» DATASET EXCERPT:
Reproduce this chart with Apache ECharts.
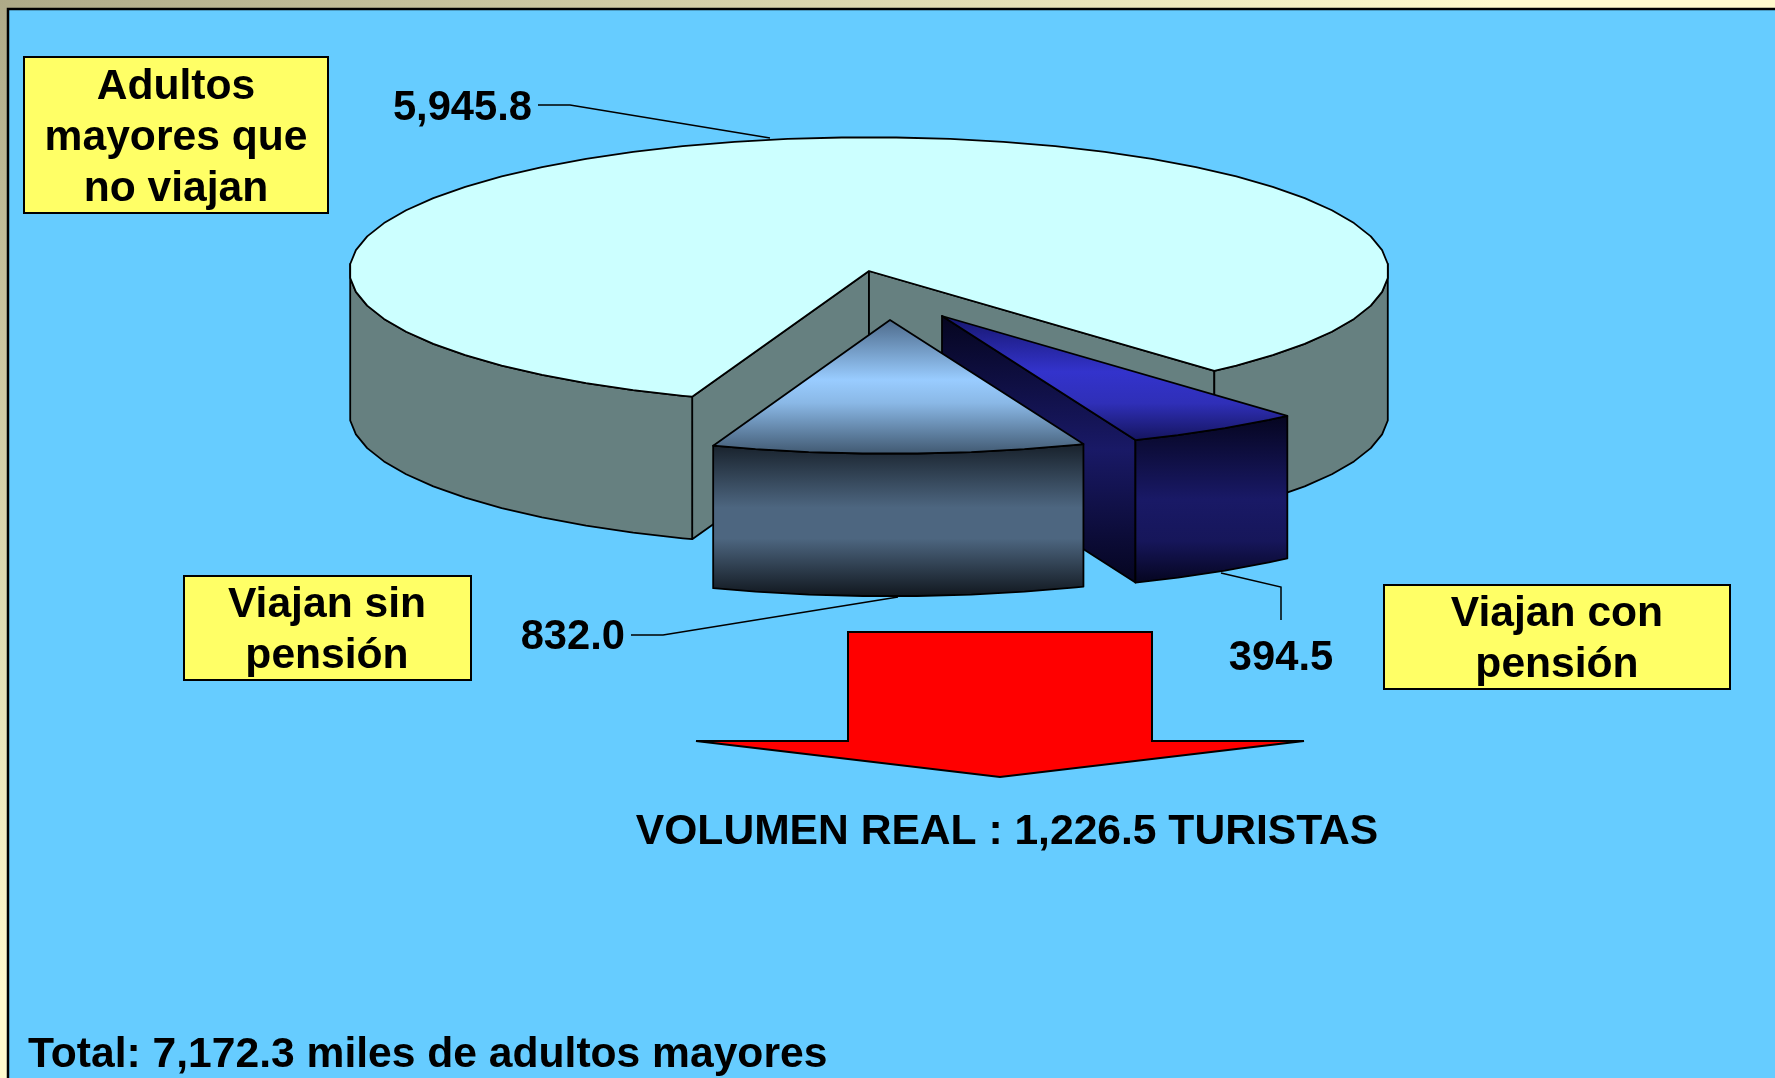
<!DOCTYPE html>
<html>
<head>
<meta charset="utf-8">
<title>Volumen real de turistas</title>
<script src="https://cdn.jsdelivr.net/npm/echarts@6/dist/echarts.min.js"></script>
<style>
  html, body { margin: 0; padding: 0; background: #66ccff; }
  #grafica { width: 1775px; height: 1078px; }
</style>
</head>
<body>
<div id="grafica"></div>
<script>
// Datos
const categorias = ['Adultos\nmayores que\nno viajan', 'Viajan con\npensión', 'Viajan sin\npensión'];
const valores = [5945.8, 394.5, 832.0];
const textoVolumen = 'VOLUMEN REAL : 1,226.5 TURISTAS';
const textoTotal = 'Total: 7,172.3 miles de adultos mayores';

// Geometria del pastel (centro, radios, profundidad, angulo inicial en grados, horario desde las 12)
const cx = 869, cy = 271, rx = 519.5, ry = 133.7, prof = 142.5;
const anguloInicial = 199.9;
const pasoArco = 6;
const desplazamiento = [[0, 0], [73, 45], [21, 49]];

const total = valores.reduce((a, b) => a + b, 0);
const fuente = 'bold 42.6px "Liberation Sans", Arial, sans-serif';
const fuenteNumero = 'bold 41.7px "Liberation Sans", Arial, sans-serif';

function vGrad(stops) {
  return {
    type: 'linear', x: 0, y: 0, x2: 0, y2: 1,
    colorStops: stops.map(s => ({ offset: s[0], color: s[1] }))
  };
}

const estilos = [
  { tapa: '#ccffff', pared: '#668080', cara: '#668080' },
  {
    tapa: vGrad([[0, '#16166b'], [0.45, '#3333cc'], [0.7, '#2f2fb8'], [1, '#14145c']]),
    pared: vGrad([[0, '#05051f'], [0.5, '#191966'], [0.75, '#16165a'], [1, '#05051f']]),
    cara: vGrad([[0, '#05051f'], [0.5, '#191966'], [1, '#05051f']])
  },
  {
    tapa: vGrad([[0, '#4d6a8a'], [0.45, '#99ccff'], [0.62, '#8ab8e6'], [1, '#405870']]),
    pared: vGrad([[0, '#17202a'], [0.42, '#4d6680'], [0.62, '#4d6680'], [1, '#10161d']]),
    cara: '#4d6680'
  }
];

// Punto sobre la elipse para un angulo dado
function punto(theta, dx, dy) {
  const r = theta * Math.PI / 180;
  return [cx + dx + rx * Math.sin(r), cy + dy - ry * Math.cos(r)];
}

// Puntos del arco, en tramos rectos como en el original
function arco(a0, a1, dx, dy) {
  const pts = [punto(a0, dx, dy)];
  let g = Math.ceil((a0 - 3) / pasoArco) * pasoArco + 3;
  for (; g < a1; g += pasoArco) {
    if (g > a0) pts.push(punto(g, dx, dy));
  }
  pts.push(punto(a1, dx, dy));
  return pts;
}

function poligono(points, fill) {
  return {
    type: 'polygon',
    shape: { points: points },
    style: { fill: fill, stroke: '#000', lineWidth: 1.8, lineJoin: 'round' }
  };
}

function renderRebanada(params, api) {
  const i = params.dataIndex;
  const antes = valores.slice(0, i).reduce((a, b) => a + b, 0);
  const a0 = anguloInicial + antes / total * 360;
  const a1 = a0 + api.value(0) / total * 360;
  const dx = desplazamiento[i][0], dy = desplazamiento[i][1];
  const est = estilos[i];
  const centro = [cx + dx, cy + dy];
  const hijos = [];

  // caras radiales visibles, primero para que la pared quede encima
  const cara = a => {
    const p = punto(a, dx, dy);
    return poligono([centro, p, [p[0], p[1] + prof], [centro[0], centro[1] + prof]], est.cara);
  };
  if (i === 0) hijos.push(cara(a0));
  if (i !== 2) hijos.push(cara(a1));

  // pared exterior, solo lo que mira al frente
  [0, 360].forEach(k => {
    const lo = Math.max(a0, 87 + k), hi = Math.min(a1, 273 + k);
    if (lo < hi) {
      const arriba = arco(lo, hi, dx, dy);
      const abajo = arco(lo, hi, dx, dy + prof).reverse();
      hijos.push(poligono(arriba.concat(abajo), est.pared));
    }
  });

  hijos.push(poligono([centro].concat(arco(a0, a1, dx, dy)), est.tapa));
  return { type: 'group', children: hijos };
}

function caja(x, y, w, h, texto, tx, ty) {
  return [
    { type: 'rect', z: 10, shape: { x: x, y: y, width: w, height: h }, style: { fill: '#ffff66', stroke: '#000', lineWidth: 2 } },
    {
      type: 'text', z: 11, x: tx, y: ty,
      style: { text: texto, font: fuente, fill: '#000', align: 'center', verticalAlign: 'middle', lineHeight: 51 }
    }
  ];
}

function linea(points) {
  return { type: 'polyline', z: 10, shape: { points: points }, style: { stroke: '#000', lineWidth: 1.5, fill: null } };
}

function rotulo(x, y, texto, align, font) {
  return {
    type: 'text', z: 11, x: x, y: y,
    style: { text: texto, font: font || fuenteNumero, fill: '#000', align: align, verticalAlign: 'middle' }
  };
}

const numero = v => v.toLocaleString('en-US', { minimumFractionDigits: 1, maximumFractionDigits: 1 });

const graficos = [
  // marco
  {
    type: 'rect', z: -3, shape: { x: 0, y: 0, width: 1775, height: 1078 },
    style: {
      fill: {
        type: 'linear', x: 0, y: 0, x2: 461, y2: 692, global: true,
        colorStops: [{ offset: 0, color: '#aeaa88' }, { offset: 1, color: '#fffacd' }]
      }
    }
  },
  { type: 'rect', z: -2, shape: { x: 8, y: 9, width: 1800, height: 1100 }, style: { fill: '#66ccff', stroke: '#000', lineWidth: 2.5 } },

  linea([[538, 105], [570, 105], [770, 138]]),
  linea([[631, 635], [663, 635], [898, 597]]),
  linea([[1221, 573], [1281, 587], [1281, 620]]),

  rotulo(532, 109, numero(valores[0]), 'right'),
  rotulo(625, 638, numero(valores[2]), 'right'),
  rotulo(1281, 659, numero(valores[1]), 'center'),

  // flecha
  {
    type: 'polygon', z: 10,
    shape: { points: [[848, 632], [1152, 632], [1152, 741], [1304, 741], [1000, 777], [696, 741], [848, 741]] },
    style: { fill: '#ff0000', stroke: '#000', lineWidth: 2 }
  },
  rotulo(1007, 832, textoVolumen, 'center', fuente),
  rotulo(28, 1055, textoTotal, 'left', fuente)
].concat(
  caja(24, 57, 304, 156, categorias[0], 176, 138),
  caja(184, 576, 287, 104, categorias[2], 327, 631),
  caja(1384, 585, 346, 104, categorias[1], 1557, 640)
);

const miGrafica = echarts.init(document.getElementById('grafica'));

const option = {
  animation: false,
  graphic: { elements: graficos },
  series: [
    {
      type: 'custom',
      coordinateSystem: 'none',
      silent: true,
      renderItem: renderRebanada,
      data: valores.map((v, i) => ({ name: categorias[i], value: [v] }))
    }
  ]
};

miGrafica.setOption(option);
</script>
</body>
</html>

» INSTRUCTION:
Your copy of the data above should match it exactly, except that pictures are left out.

» FINISHED EXERCISE:
Reproduce this chart with Apache ECharts.
<!DOCTYPE html>
<html>
<head>
<meta charset="utf-8">
<title>Volumen real de turistas</title>
<script src="https://cdn.jsdelivr.net/npm/echarts@6/dist/echarts.min.js"></script>
<style>
  html, body { margin: 0; padding: 0; background: #66ccff; }
  #grafica { width: 1775px; height: 1078px; }
</style>
</head>
<body>
<div id="grafica"></div>
<script>
// Datos
const categorias = ['Adultos\nmayores que\nno viajan', 'Viajan con\npensión', 'Viajan sin\npensión'];
const valores = [5945.8, 394.5, 832.0];
const textoVolumen = 'VOLUMEN REAL : 1,226.5 TURISTAS';
const textoTotal = 'Total: 7,172.3 miles de adultos mayores';

// Geometria del pastel (centro, radios, profundidad, angulo inicial en grados, horario desde las 12)
const cx = 869, cy = 271, rx = 519.5, ry = 133.7, prof = 142.5;
const anguloInicial = 199.9;
const pasoArco = 6;
const desplazamiento = [[0, 0], [73, 45], [21, 49]];

const total = valores.reduce((a, b) => a + b, 0);
const fuente = 'bold 42.6px "Liberation Sans", Arial, sans-serif';
const fuenteNumero = 'bold 41.7px "Liberation Sans", Arial, sans-serif';

function vGrad(stops) {
  return {
    type: 'linear', x: 0, y: 0, x2: 0, y2: 1,
    colorStops: stops.map(s => ({ offset: s[0], color: s[1] }))
  };
}

const estilos = [
  { tapa: '#ccffff', pared: '#668080', cara: '#668080' },
  {
    tapa: vGrad([[0, '#16166b'], [0.45, '#3333cc'], [0.7, '#2f2fb8'], [1, '#14145c']]),
    pared: vGrad([[0, '#05051f'], [0.5, '#191966'], [0.75, '#16165a'], [1, '#05051f']]),
    cara: vGrad([[0, '#05051f'], [0.5, '#191966'], [1, '#05051f']])
  },
  {
    tapa: vGrad([[0, '#4d6a8a'], [0.45, '#99ccff'], [0.62, '#8ab8e6'], [1, '#405870']]),
    pared: vGrad([[0, '#17202a'], [0.42, '#4d6680'], [0.62, '#4d6680'], [1, '#10161d']]),
    cara: '#4d6680'
  }
];

// Punto sobre la elipse para un angulo dado
function punto(theta, dx, dy) {
  const r = theta * Math.PI / 180;
  return [cx + dx + rx * Math.sin(r), cy + dy - ry * Math.cos(r)];
}

// Puntos del arco, en tramos rectos como en el original
function arco(a0, a1, dx, dy) {
  const pts = [punto(a0, dx, dy)];
  let g = Math.ceil((a0 - 3) / pasoArco) * pasoArco + 3;
  for (; g < a1; g += pasoArco) {
    if (g > a0) pts.push(punto(g, dx, dy));
  }
  pts.push(punto(a1, dx, dy));
  return pts;
}

function poligono(points, fill) {
  return {
    type: 'polygon',
    shape: { points: points },
    style: { fill: fill, stroke: '#000', lineWidth: 1.8, lineJoin: 'round' }
  };
}

function renderRebanada(params, api) {
  const i = params.dataIndex;
  const antes = valores.slice(0, i).reduce((a, b) => a + b, 0);
  const a0 = anguloInicial + antes / total * 360;
  const a1 = a0 + api.value(0) / total * 360;
  const dx = desplazamiento[i][0], dy = desplazamiento[i][1];
  const est = estilos[i];
  const centro = [cx + dx, cy + dy];
  const hijos = [];

  // caras radiales visibles, primero para que la pared quede encima
  const cara = a => {
    const p = punto(a, dx, dy);
    return poligono([centro, p, [p[0], p[1] + prof], [centro[0], centro[1] + prof]], est.cara);
  };
  if (i === 0) hijos.push(cara(a0));
  if (i !== 2) hijos.push(cara(a1));

  // pared exterior, solo lo que mira al frente
  [0, 360].forEach(k => {
    const lo = Math.max(a0, 87 + k), hi = Math.min(a1, 273 + k);
    if (lo < hi) {
      const arriba = arco(lo, hi, dx, dy);
      const abajo = arco(lo, hi, dx, dy + prof).reverse();
      hijos.push(poligono(arriba.concat(abajo), est.pared));
    }
  });

  hijos.push(poligono([centro].concat(arco(a0, a1, dx, dy)), est.tapa));
  return { type: 'group', children: hijos };
}

function caja(x, y, w, h, texto, tx, ty) {
  return [
    { type: 'rect', z: 10, shape: { x: x, y: y, width: w, height: h }, style: { fill: '#ffff66', stroke: '#000', lineWidth: 2 } },
    {
      type: 'text', z: 11, x: tx, y: ty,
      style: { text: texto, font: fuente, fill: '#000', align: 'center', verticalAlign: 'middle', lineHeight: 51 }
    }
  ];
}

function linea(points) {
  return { type: 'polyline', z: 10, shape: { points: points }, style: { stroke: '#000', lineWidth: 1.5, fill: null } };
}

function rotulo(x, y, texto, align, font) {
  return {
    type: 'text', z: 11, x: x, y: y,
    style: { text: texto, font: font || fuenteNumero, fill: '#000', align: align, verticalAlign: 'middle' }
  };
}

const numero = v => v.toLocaleString('en-US', { minimumFractionDigits: 1, maximumFractionDigits: 1 });

const graficos = [
  // marco
  {
    type: 'rect', z: -3, shape: { x: 0, y: 0, width: 1775, height: 1078 },
    style: {
      fill: {
        type: 'linear', x: 0, y: 0, x2: 461, y2: 692, global: true,
        colorStops: [{ offset: 0, color: '#aeaa88' }, { offset: 1, color: '#fffacd' }]
      }
    }
  },
  { type: 'rect', z: -2, shape: { x: 8, y: 9, width: 1800, height: 1100 }, style: { fill: '#66ccff', stroke: '#000', lineWidth: 2.5 } },

  linea([[538, 105], [570, 105], [770, 138]]),
  linea([[631, 635], [663, 635], [898, 597]]),
  linea([[1221, 573], [1281, 587], [1281, 620]]),

  rotulo(532, 109, numero(valores[0]), 'right'),
  rotulo(625, 638, numero(valores[2]), 'right'),
  rotulo(1281, 659, numero(valores[1]), 'center'),

  // flecha
  {
    type: 'polygon', z: 10,
    shape: { points: [[848, 632], [1152, 632], [1152, 741], [1304, 741], [1000, 777], [696, 741], [848, 741]] },
    style: { fill: '#ff0000', stroke: '#000', lineWidth: 2 }
  },
  rotulo(1007, 832, textoVolumen, 'center', fuente),
  rotulo(28, 1055, textoTotal, 'left', fuente)
].concat(
  caja(24, 57, 304, 156, categorias[0], 176, 138),
  caja(184, 576, 287, 104, categorias[2], 327, 631),
  caja(1384, 585, 346, 104, categorias[1], 1557, 640)
);

const miGrafica = echarts.init(document.getElementById('grafica'));

const option = {
  animation: false,
  graphic: { elements: graficos },
  series: [
    {
      type: 'custom',
      coordinateSystem: 'none',
      silent: true,
      renderItem: renderRebanada,
      data: valores.map((v, i) => ({ name: categorias[i], value: [v] }))
    }
  ]
};

miGrafica.setOption(option);
</script>
</body>
</html>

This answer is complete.